There is a bin for fag ends by the Dropping Well pub and "Any bin will do" is taken literally by some people, because it is often bulging with poo bags. Must be a horrible job for the bar workers to clean it up.

So, some dog owners have taken matters into their own hands – literally – and have created little mounds of plastic poo bags in tidy corners.

The bags build up steadily. There were 13 bags at Clonskeagh Bridge at the weekend and 17 at the Packhorse Bridge in Milltown.

There are Tesco freezer bags as well as scented bags in baby blues and pinks. Multi-coloured mounds wrapped in indestructible plastic for generations of passers-by to enjoy.

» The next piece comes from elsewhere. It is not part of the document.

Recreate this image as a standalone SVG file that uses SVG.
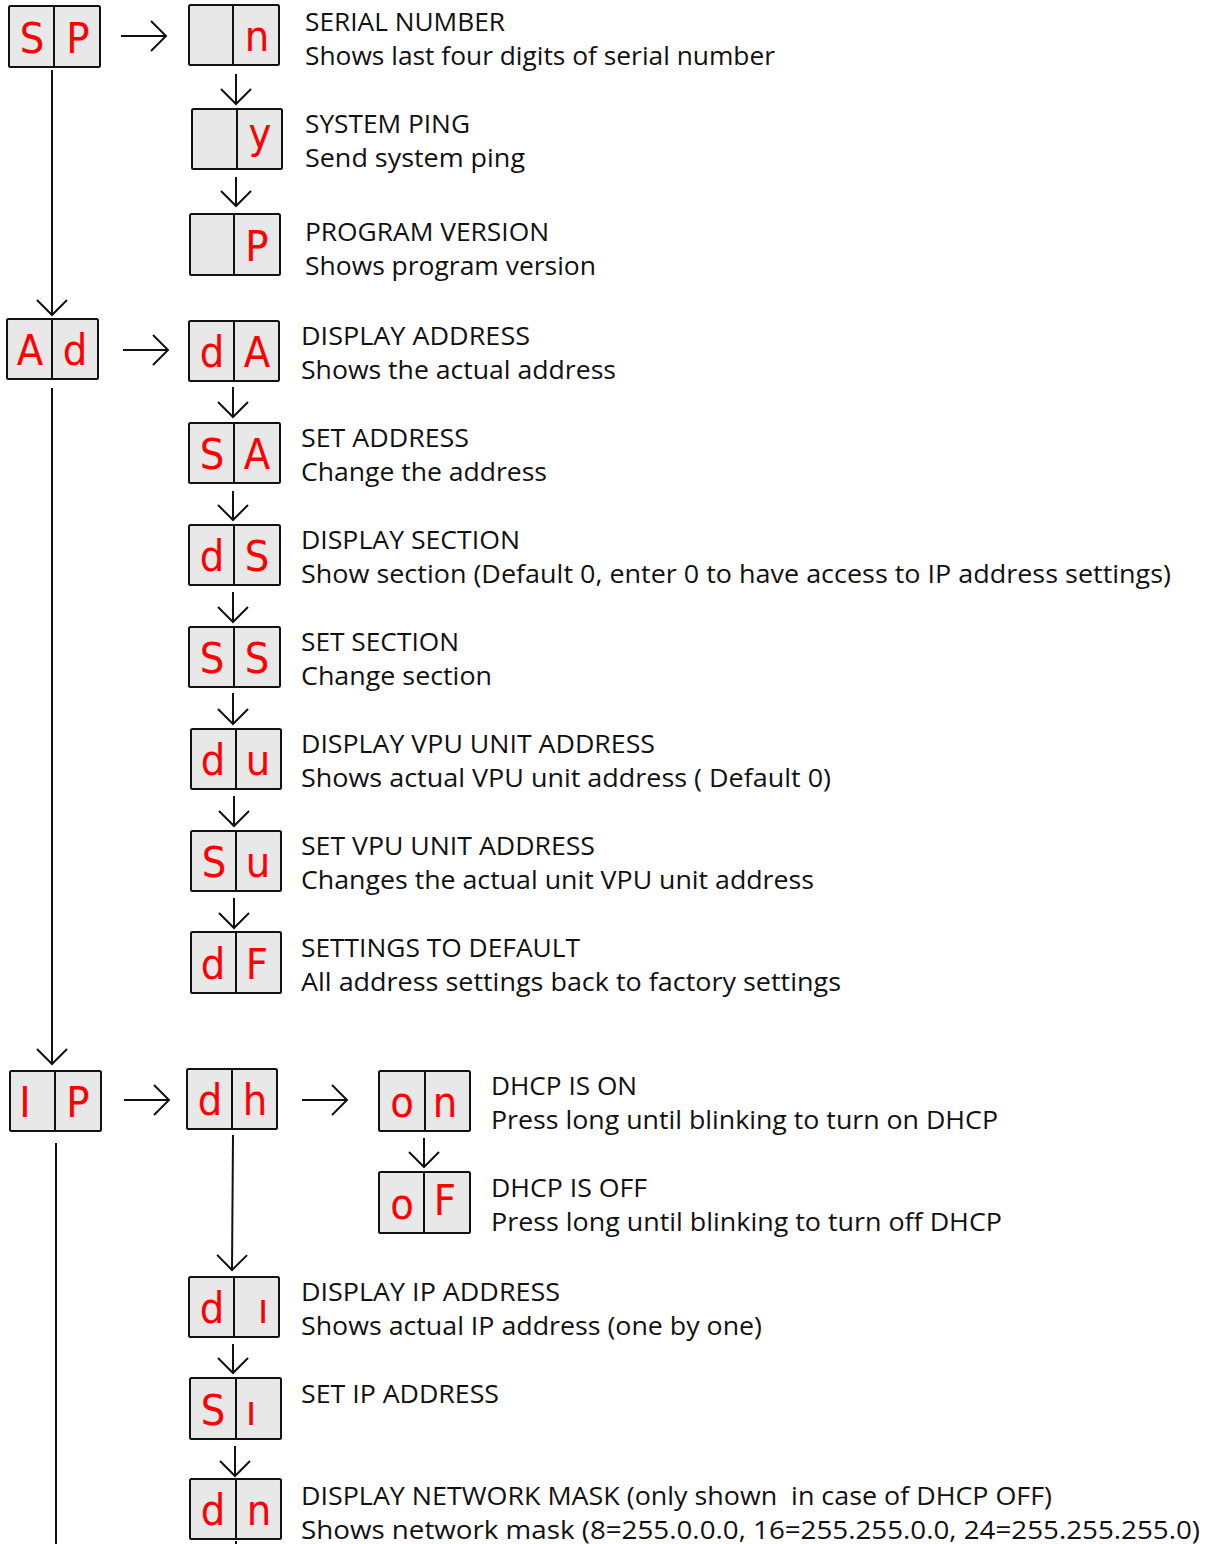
<svg xmlns="http://www.w3.org/2000/svg" width="1213" height="1544" viewBox="0 0 1213 1544">
<style>
.box{fill:#e8e8e8;stroke:#111;stroke-width:2}
.div{stroke:#111;stroke-width:2}
.seg{font-family:"DejaVu Sans",sans-serif;font-stretch:condensed;font-size:43px;fill:#ff0000;text-anchor:middle}
.t{font-family:"Open Sans","Noto Sans",sans-serif;font-size:26px;fill:#111}
.c{stroke:#111;stroke-width:2;fill:none}
</style>
<defs>
<marker id="ah" viewBox="0 0 20 32" refX="16" refY="16" markerWidth="20" markerHeight="32" markerUnits="userSpaceOnUse" orient="auto">
<path d="M1,1 L16,16 L1,31" fill="none" stroke="#111" stroke-width="2"/>
</marker>
</defs>
<rect width="1213" height="1544" fill="#fff"/>

<g id="connectors">
<line class="c" x1="121" y1="36" x2="166" y2="36" marker-end="url(#ah)"/>
<line class="c" x1="236" y1="74" x2="236" y2="104" marker-end="url(#ah)"/>
<line class="c" x1="236" y1="177" x2="236" y2="206" marker-end="url(#ah)"/>
<line class="c" x1="52" y1="70" x2="52" y2="315" marker-end="url(#ah)"/>
<line class="c" x1="123" y1="350" x2="168" y2="350" marker-end="url(#ah)"/>
<line class="c" x1="233" y1="387" x2="233" y2="417" marker-end="url(#ah)"/>
<line class="c" x1="233" y1="491" x2="233" y2="520" marker-end="url(#ah)"/>
<line class="c" x1="233" y1="592" x2="233" y2="622" marker-end="url(#ah)"/>
<line class="c" x1="233" y1="693" x2="233" y2="724" marker-end="url(#ah)"/>
<line class="c" x1="234" y1="796" x2="234" y2="826" marker-end="url(#ah)"/>
<line class="c" x1="234" y1="898" x2="234" y2="928" marker-end="url(#ah)"/>
<line class="c" x1="52" y1="388" x2="52" y2="1064" marker-end="url(#ah)"/>
<line class="c" x1="124" y1="1100" x2="169" y2="1100" marker-end="url(#ah)"/>
<line class="c" x1="302" y1="1100" x2="347" y2="1100" marker-end="url(#ah)"/>
<line class="c" x1="424" y1="1138" x2="424" y2="1167" marker-end="url(#ah)"/>
<line class="c" x1="233" y1="1135" x2="232" y2="1270" marker-end="url(#ah)"/>
<line class="c" x1="233" y1="1344" x2="233" y2="1373" marker-end="url(#ah)"/>
<line class="c" x1="235" y1="1446" x2="235" y2="1476" marker-end="url(#ah)"/>
<line class="c" x1="236" y1="1541" x2="236" y2="1544"/>
<line class="c" x1="56" y1="1143" x2="56" y2="1544"/>
</g>

<g id="node-SP">
<rect class="box" x="9" y="6" width="91" height="61" rx="1.5"/>
<line class="div" x1="54" y1="6" x2="54" y2="67"/>
<text class="seg" x="32" y="53">S</text><text class="seg" x="78" y="53">P</text>
</g>
<g id="node-n">
<rect class="box" x="189" y="5" width="90" height="60" rx="1.5"/>
<line class="div" x1="233" y1="5" x2="233" y2="65"/>
<text class="seg" x="257" y="51">n</text>
<text class="t" x="305" y="31" textLength="200" lengthAdjust="spacingAndGlyphs">SERIAL NUMBER</text>
<text class="t" x="305" y="65" textLength="470" lengthAdjust="spacingAndGlyphs">Shows last four digits of serial number</text>
</g>
<g id="node-y">
<rect class="box" x="192" y="109" width="90" height="60" rx="1.5"/>
<line class="div" x1="237" y1="109" x2="237" y2="169"/>
<text class="seg" x="260" y="148">y</text>
<text class="t" x="305" y="133" textLength="165" lengthAdjust="spacingAndGlyphs">SYSTEM PING</text>
<text class="t" x="305" y="167" textLength="220" lengthAdjust="spacingAndGlyphs">Send system ping</text>
</g>
<g id="node-P">
<rect class="box" x="190" y="214" width="90" height="61" rx="1.5"/>
<line class="div" x1="234" y1="214" x2="234" y2="275"/>
<text class="seg" x="257" y="261">P</text>
<text class="t" x="305" y="241" textLength="244" lengthAdjust="spacingAndGlyphs">PROGRAM VERSION</text>
<text class="t" x="305" y="275" textLength="291" lengthAdjust="spacingAndGlyphs">Shows program version</text>
</g>

<g id="node-Ad">
<rect class="box" x="7" y="319" width="91" height="60" rx="1.5"/>
<line class="div" x1="52" y1="319" x2="52" y2="379"/>
<text class="seg" x="30" y="365">A</text><text class="seg" x="75" y="365">d</text>
</g>
<g id="node-dA">
<rect class="box" x="189" y="321" width="90" height="60" rx="1.5"/>
<line class="div" x1="234" y1="321" x2="234" y2="381"/>
<text class="seg" x="212" y="367">d</text><text class="seg" x="257" y="367">A</text>
<text class="t" x="301" y="345" textLength="229" lengthAdjust="spacingAndGlyphs">DISPLAY ADDRESS</text>
<text class="t" x="301" y="379" textLength="315" lengthAdjust="spacingAndGlyphs">Shows the actual address</text>
</g>
<g id="node-SA">
<rect class="box" x="189" y="423" width="91" height="60" rx="1.5"/>
<line class="div" x1="234" y1="423" x2="234" y2="483"/>
<text class="seg" x="212" y="469">S</text><text class="seg" x="257" y="469">A</text>
<text class="t" x="301" y="447" textLength="168" lengthAdjust="spacingAndGlyphs">SET ADDRESS</text>
<text class="t" x="301" y="481" textLength="246" lengthAdjust="spacingAndGlyphs">Change the address</text>
</g>
<g id="node-dS">
<rect class="box" x="189" y="525" width="91" height="60" rx="1.5"/>
<line class="div" x1="234" y1="525" x2="234" y2="585"/>
<text class="seg" x="212" y="571">d</text><text class="seg" x="257" y="571">S</text>
<text class="t" x="301" y="549" textLength="219" lengthAdjust="spacingAndGlyphs">DISPLAY SECTION</text>
<text class="t" x="301" y="583" textLength="870" lengthAdjust="spacingAndGlyphs">Show section (Default 0, enter 0 to have access to IP address settings)</text>
</g>
<g id="node-SS">
<rect class="box" x="189" y="627" width="91" height="60" rx="1.5"/>
<line class="div" x1="234" y1="627" x2="234" y2="687"/>
<text class="seg" x="212" y="673">S</text><text class="seg" x="257" y="673">S</text>
<text class="t" x="301" y="651" textLength="158" lengthAdjust="spacingAndGlyphs">SET SECTION</text>
<text class="t" x="301" y="685" textLength="191" lengthAdjust="spacingAndGlyphs">Change section</text>
</g>
<g id="node-du">
<rect class="box" x="191" y="729" width="90" height="60" rx="1.5"/>
<line class="div" x1="236" y1="729" x2="236" y2="789"/>
<text class="seg" x="213" y="775">d</text><text class="seg" x="258" y="775">u</text>
<text class="t" x="301" y="753" textLength="354" lengthAdjust="spacingAndGlyphs">DISPLAY VPU UNIT ADDRESS</text>
<text class="t" x="301" y="787" textLength="530" lengthAdjust="spacingAndGlyphs">Shows actual VPU unit address ( Default 0)</text>
</g>
<g id="node-Su">
<rect class="box" x="191" y="831" width="90" height="60" rx="1.5"/>
<line class="div" x1="236" y1="831" x2="236" y2="891"/>
<text class="seg" x="214" y="877">S</text><text class="seg" x="258" y="877">u</text>
<text class="t" x="301" y="855" textLength="294" lengthAdjust="spacingAndGlyphs">SET VPU UNIT ADDRESS</text>
<text class="t" x="301" y="889" textLength="513" lengthAdjust="spacingAndGlyphs">Changes the actual unit VPU unit address</text>
</g>
<g id="node-dF">
<rect class="box" x="191" y="932" width="90" height="61" rx="1.5"/>
<line class="div" x1="236" y1="932" x2="236" y2="993"/>
<text class="seg" x="213" y="979">d</text><text class="seg" x="257" y="979">F</text>
<text class="t" x="301" y="957" textLength="279" lengthAdjust="spacingAndGlyphs">SETTINGS TO DEFAULT</text>
<text class="t" x="301" y="991" textLength="540" lengthAdjust="spacingAndGlyphs">All address settings back to factory settings</text>
</g>

<g id="node-IP">
<rect class="box" x="10" y="1071" width="91" height="60" rx="1.5"/>
<line class="div" x1="55" y1="1071" x2="55" y2="1131"/>
<text class="seg" x="25" y="1117">I</text><text class="seg" x="78" y="1117">P</text>
</g>
<g id="node-dh">
<rect class="box" x="187" y="1069" width="90" height="60" rx="1.5"/>
<line class="div" x1="232" y1="1069" x2="232" y2="1129"/>
<text class="seg" x="210" y="1115">d</text><text class="seg" x="255" y="1115">h</text>
</g>
<g id="node-on">
<rect class="box" x="379" y="1071" width="91" height="60" rx="1.5"/>
<line class="div" x1="425" y1="1071" x2="425" y2="1131"/>
<text class="seg" x="402" y="1117">o</text><text class="seg" x="445" y="1117">n</text>
<text class="t" x="491" y="1095" textLength="146" lengthAdjust="spacingAndGlyphs">DHCP IS ON</text>
<text class="t" x="491" y="1129" textLength="507" lengthAdjust="spacingAndGlyphs">Press long until blinking to turn on DHCP</text>
</g>
<g id="node-oF">
<rect class="box" x="379" y="1172" width="91" height="61" rx="1.5"/>
<line class="div" x1="424" y1="1172" x2="424" y2="1233"/>
<text class="seg" x="402" y="1219">o</text><text class="seg" x="445" y="1215">F</text>
<text class="t" x="491" y="1197" textLength="156" lengthAdjust="spacingAndGlyphs">DHCP IS OFF</text>
<text class="t" x="491" y="1231" textLength="511" lengthAdjust="spacingAndGlyphs">Press long until blinking to turn off DHCP</text>
</g>
<g id="node-di">
<rect class="box" x="189" y="1277" width="90" height="60" rx="1.5"/>
<line class="div" x1="234" y1="1277" x2="234" y2="1337"/>
<text class="seg" x="212" y="1323">d</text><text class="seg" x="263" y="1323">ı</text>
<text class="t" x="301" y="1301" textLength="259" lengthAdjust="spacingAndGlyphs">DISPLAY IP ADDRESS</text>
<text class="t" x="301" y="1335" textLength="461" lengthAdjust="spacingAndGlyphs">Shows actual IP address (one by one)</text>
</g>
<g id="node-Si">
<rect class="box" x="190" y="1378" width="91" height="61" rx="1.5"/>
<line class="div" x1="236" y1="1378" x2="236" y2="1439"/>
<text class="seg" x="213" y="1425">S</text><text class="seg" x="251" y="1425">ı</text>
<text class="t" x="301" y="1403" textLength="198" lengthAdjust="spacingAndGlyphs">SET IP ADDRESS</text>
</g>
<g id="node-dn">
<rect class="box" x="190" y="1479" width="91" height="60" rx="1.5"/>
<line class="div" x1="236" y1="1479" x2="236" y2="1539"/>
<text class="seg" x="213" y="1525">d</text><text class="seg" x="259" y="1525">n</text>
<text class="t" x="301" y="1505" textLength="751" lengthAdjust="spacingAndGlyphs" xml:space="preserve">DISPLAY NETWORK MASK (only shown  in case of DHCP OFF)</text>
<text class="t" x="301" y="1539" textLength="899" lengthAdjust="spacingAndGlyphs">Shows network mask (8=255.0.0.0, 16=255.255.0.0, 24=255.255.255.0)</text>
</g>
</svg>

Nothing excuses this disgusting practice. But Dun Laoghaire/Rathdown Council makes it very easy for destructive individuals to do things like this by providing no bins on that stretch of Dodder Park.

Where there are bins – on the Rathfarnham side of Orwell Road – they are often bursting with poo bags.

If this is the performance of a local authority in a capital city beside one of the finest city rivers in Europe – God help us all.


There seems to be no game plan for rubbish in public parks and no recognition that people will walk dogs and dog will poo.

What about biodegradable paper poo scoops? What about compost bins? What about divided bins with sections for the beer cans which will litter our parks as the summer comes in?

What about a paper section for newspapers and sandwich wrappers?

What would be wrong with thinking things through and doing things right? God knows.

But one thing's for sure, there is no point in the Council progressing their idea of turning Dodder Linear Park into a fabulous cycle path and walkway if they're cool with us putting our dogs' poo in neat little plastic bags and not giving us bins to put them in.